## Recorded information
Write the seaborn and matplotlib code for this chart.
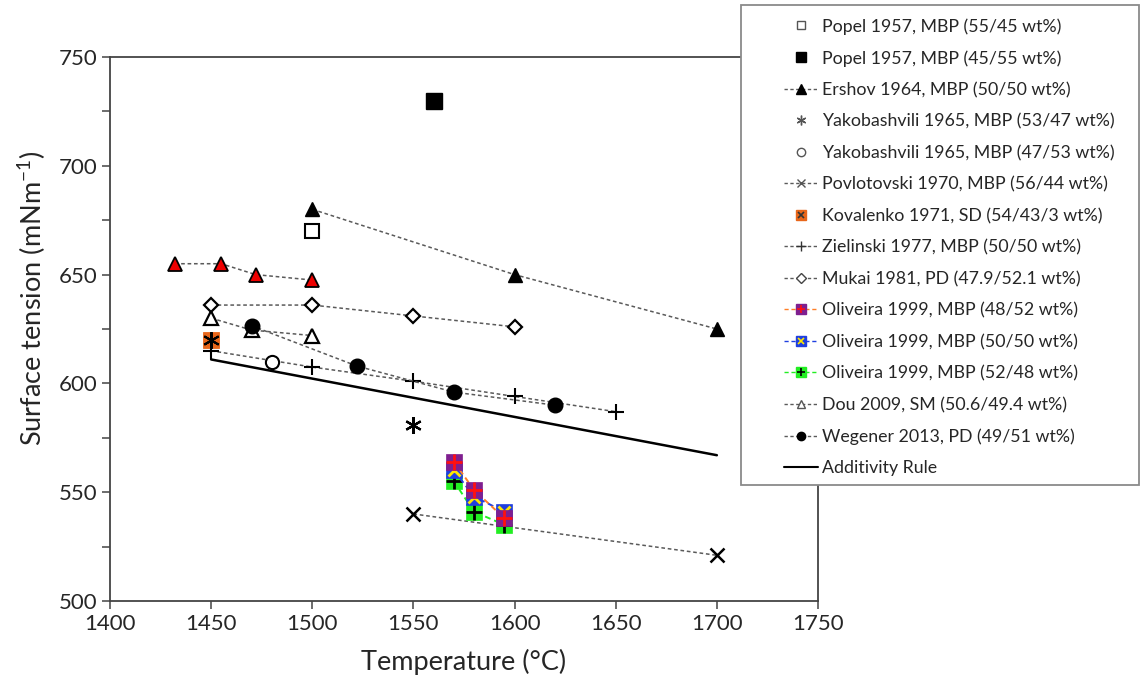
import matplotlib
matplotlib.use("Agg")
import matplotlib.pyplot as plt
from matplotlib.lines import Line2D
from matplotlib.patches import Rectangle
from matplotlib.ticker import MultipleLocator
import seaborn as sns

# ---- measured surface tension of Cu-Fe melts (mN/m) vs temperature (°C) ----
popel_55_T = [1500]
popel_55_s = [670]
popel_45_T = [1560]
popel_45_s = [730]
ershov_T = [1500, 1600, 1700]
ershov_s = [680, 650, 625]
extra_T = [1432, 1455, 1472, 1500]
extra_s = [655, 655, 650, 647.5]
yakob_53_T = [1550]
yakob_53_s = [581]
yakob_47_T = [1480]
yakob_47_s = [610]
povlot_T = [1550, 1700]
povlot_s = [540, 521]
kovalenko_T = [1450]
kovalenko_s = [620]
zielinski_T = [1450, 1500, 1550, 1600, 1650]
zielinski_s = [615, 607.5, 601, 594, 587]
mukai_T = [1450, 1500, 1550, 1600]
mukai_s = [636, 636, 631, 626]
oliveira_T = [1570, 1580, 1595]
oliveira_48_s = [564, 551, 538]
oliveira_50_s = [560, 548, 541]
oliveira_52_s = [555, 541, 535]
dou_T = [1450, 1470, 1500]
dou_s = [630, 624.5, 622]
wegener_T = [1470, 1522, 1570, 1620]
wegener_s = [626.5, 608, 596, 590]
additivity_T = [1450, 1700]
additivity_s = [611, 567]

legend_labels = [
    "Popel 1957, MBP (55/45 wt%)",
    "Popel 1957, MBP (45/55 wt%)",
    "Ershov 1964, MBP (50/50 wt%)",
    "Yakobashvili 1965, MBP (53/47 wt%)",
    "Yakobashvili 1965, MBP (47/53 wt%)",
    "Povlotovski 1970, MBP (56/44 wt%)",
    "Kovalenko 1971, SD (54/43/3 wt%)",
    "Zielinski 1977, MBP (50/50 wt%)",
    "Mukai 1981, PD (47.9/52.1 wt%)",
    "Oliveira 1999, MBP (48/52 wt%)",
    "Oliveira 1999, MBP (50/50 wt%)",
    "Oliveira 1999, MBP (52/48 wt%)",
    "Dou 2009, SM (50.6/49.4 wt%)",
    "Wegener 2013, PD (49/51 wt%)",
    "Additivity Rule",
]

sns.set_style("ticks")
plt.rcParams["font.family"] = ["Lato", "DejaVu Sans"]
plt.rcParams["mathtext.fontset"] = "custom"
plt.rcParams["mathtext.rm"] = "Lato"
plt.rcParams["mathtext.it"] = "Lato:italic"

W, H = 1141, 679
fig = plt.figure(figsize=(W / 100, H / 100), dpi=100)
ax = fig.add_axes([110 / W, 1 - 601 / H, (818 - 110) / W, (601 - 57) / H])

GRAY = "#5a5a5a"
DOT = (0, (2.4, 1.8))
DASH = (0, (3.0, 2.0))
ORANGE = "#ff7f27"
PURPLE = "#7f1f8f"
BLUE = "#1f3fe0"
GREEN = "#22ee22"
KORANGE = "#e8661a"


def series(T, s, **kw):
    kw.setdefault("linestyle", "none")
    sns.lineplot(x=T, y=s, ax=ax, sort=False, estimator=None, legend=False, **kw)


# additivity rule
series(additivity_T, additivity_s, color="black", linestyle="-", linewidth=1.8, zorder=2)

# dotted-line series
series(zielinski_T, zielinski_s, color=GRAY, linestyle=DOT, linewidth=1.1,
       marker="+", markersize=12, markeredgewidth=1.5, markeredgecolor="black", zorder=3)
series(mukai_T, mukai_s, color=GRAY, linestyle=DOT, linewidth=1.1,
       marker="D", markersize=7.5, markerfacecolor="white", markeredgewidth=1.6,
       markeredgecolor="black", zorder=3)
series(dou_T, dou_s, color=GRAY, linestyle=DOT, linewidth=1.1,
       marker="^", markersize=10, markerfacecolor="white", markeredgewidth=1.6,
       markeredgecolor="black", zorder=3)
series(wegener_T, wegener_s, color=GRAY, linestyle=DOT, linewidth=1.1,
       marker="o", markersize=10.5, markerfacecolor="black", markeredgewidth=1,
       markeredgecolor="black", zorder=4)
series(ershov_T, ershov_s, color=GRAY, linestyle=DOT, linewidth=1.1,
       marker="^", markersize=10.5, markerfacecolor="black", markeredgewidth=1,
       markeredgecolor="black", zorder=3)
series(extra_T, extra_s, color=GRAY, linestyle=DOT, linewidth=1.1,
       marker="^", markersize=10.5, markerfacecolor="#ee0000", markeredgewidth=1.3,
       markeredgecolor="black", zorder=3)
series(povlot_T, povlot_s, color=GRAY, linestyle=DOT, linewidth=1.1,
       marker="x", markersize=10, markeredgewidth=1.8, markeredgecolor="black", zorder=3)

# single-point series
series(popel_55_T, popel_55_s, marker="s", markersize=10.5, markerfacecolor="white",
       markeredgewidth=1.5, markeredgecolor="black", zorder=4)
series(popel_45_T, popel_45_s, marker="s", markersize=11, markerfacecolor="black",
       markeredgewidth=1, markeredgecolor="black", zorder=4)
series(yakob_53_T, yakob_53_s, marker=(6, 2, 0), markersize=12, markeredgewidth=1.6,
       markeredgecolor="black", color="black", zorder=4)
series(yakob_47_T, yakob_47_s, marker="o", markersize=9.5, markerfacecolor="white",
       markeredgewidth=1.5, markeredgecolor="black", zorder=4)
series(kovalenko_T, kovalenko_s, marker="s", markersize=11, markerfacecolor=KORANGE,
       markeredgewidth=0.6, markeredgecolor=KORANGE, zorder=4)
series(kovalenko_T, kovalenko_s, marker=(6, 2, 0), markersize=12, markeredgewidth=1.5,
       markeredgecolor="black", color="black", zorder=5)

# Oliveira 1999 series: coloured square with an overlaid cross
series(oliveira_T, oliveira_52_s, color=GREEN, linestyle=DASH, linewidth=1.4,
       marker="s", markersize=11, markerfacecolor=GREEN, markeredgecolor=GREEN,
       markeredgewidth=0.5, zorder=5)
series(oliveira_T, oliveira_52_s, marker="+", markersize=11, markeredgewidth=2,
       markeredgecolor="black", color="black", zorder=6)
series(oliveira_T, oliveira_50_s, color=BLUE, linestyle=DASH, linewidth=1.4,
       marker="s", markersize=11, markerfacecolor=BLUE, markeredgecolor=BLUE,
       markeredgewidth=0.5, zorder=7)
series(oliveira_T, oliveira_50_s, marker="x", markersize=9, markeredgewidth=2,
       markeredgecolor="#ffe600", color="#ffe600", zorder=8)
series(oliveira_T, oliveira_48_s, color=ORANGE, linestyle=DASH, linewidth=1.4,
       marker="s", markersize=11, markerfacecolor=PURPLE, markeredgecolor=PURPLE,
       markeredgewidth=0.5, zorder=9)
series(oliveira_T, oliveira_48_s, marker="+", markersize=11, markeredgewidth=2,
       markeredgecolor="#ff1010", color="#ff1010", zorder=10)

# axes
ax.set_xlim(1400, 1750)
ax.set_ylim(500, 750)
ax.xaxis.set_major_locator(MultipleLocator(50))
ax.yaxis.set_major_locator(MultipleLocator(50))
ax.yaxis.set_minor_locator(MultipleLocator(25))
ax.tick_params(axis="both", which="both", direction="out", length=6, width=1.1,
               color="#444444", labelsize=16, pad=3)
ax.tick_params(axis="x", which="minor", length=0)
for sp in ax.spines.values():
    sp.set_visible(True)
    sp.set_color("#444444")
    sp.set_linewidth(1.3)
ax.set_xlabel("Temperature (°C)", fontsize=19.5, labelpad=11)
ax.set_ylabel("Surface tension (mNm$^{-1}$)", fontsize=19.5)
ax.yaxis.set_label_coords(-0.088, 0.557)

# legend box
fig.add_artist(Rectangle((741 / W, 1 - 485 / H), 398 / W, 480 / H,
                         transform=fig.transFigure, facecolor="white",
                         edgecolor="#8a8a8a", linewidth=1.3, zorder=20))


def proxy(marker, ms=7, mfc="none", mec="black", ls="none", color=GRAY, mew=1.0, lw=1.0):
    return Line2D([], [], marker=marker, markersize=ms, markerfacecolor=mfc,
                  markeredgecolor=mec, linestyle=ls, color=color, markeredgewidth=mew,
                  linewidth=lw)


handles = [
    proxy("s", 6, "white", "#555555"),
    proxy("s", 6.5, "black", "black"),
    proxy("^", 6.5, "black", "black", DOT),
    proxy((6, 2, 0), 7, mec="#555555", color="#555555"),
    proxy("o", 6, "white", "#555555"),
    proxy("x", 6, mec="#555555", ls=DOT),
    (proxy("s", 7, KORANGE, KORANGE), proxy("x", 5, mec="#333333", mew=1.2)),
    proxy("+", 7, mec="#333333", ls=DOT),
    proxy("D", 5, "white", "#444444", DOT),
    (proxy("s", 7, PURPLE, PURPLE, DASH, ORANGE), proxy("+", 6, mec="#ff1010", mew=1.2)),
    (proxy("s", 7, BLUE, BLUE, DASH, BLUE), proxy("x", 5, mec="#ffe600", mew=1.2)),
    (proxy("s", 7, GREEN, GREEN, DASH, GREEN), proxy("+", 6, mec="black", mew=1.2)),
    proxy("^", 6, "white", "#555555", DOT),
    proxy("o", 6, "black", "black", DOT),
    proxy(None, ls="-", color="black", lw=1.5),
]

leg = fig.legend(handles, legend_labels, loc="upper left",
                 bbox_to_anchor=(784 / W, 1 - 18 / H), frameon=False,
                 fontsize=12.8, handlelength=1.91, handletextpad=0.22,
                 labelspacing=0.865, borderpad=0, borderaxespad=0)
leg.set_zorder(21)

fig.savefig("out.png", dpi=100)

## Your goal
Give again exactly the lines running from the beginning of the material above through the line that contains "import seaborn as sns", and leave out every picture.

## Output of the exercise
Write the seaborn and matplotlib code for this chart.
import matplotlib
matplotlib.use("Agg")
import matplotlib.pyplot as plt
from matplotlib.lines import Line2D
from matplotlib.patches import Rectangle
from matplotlib.ticker import MultipleLocator
import seaborn as sns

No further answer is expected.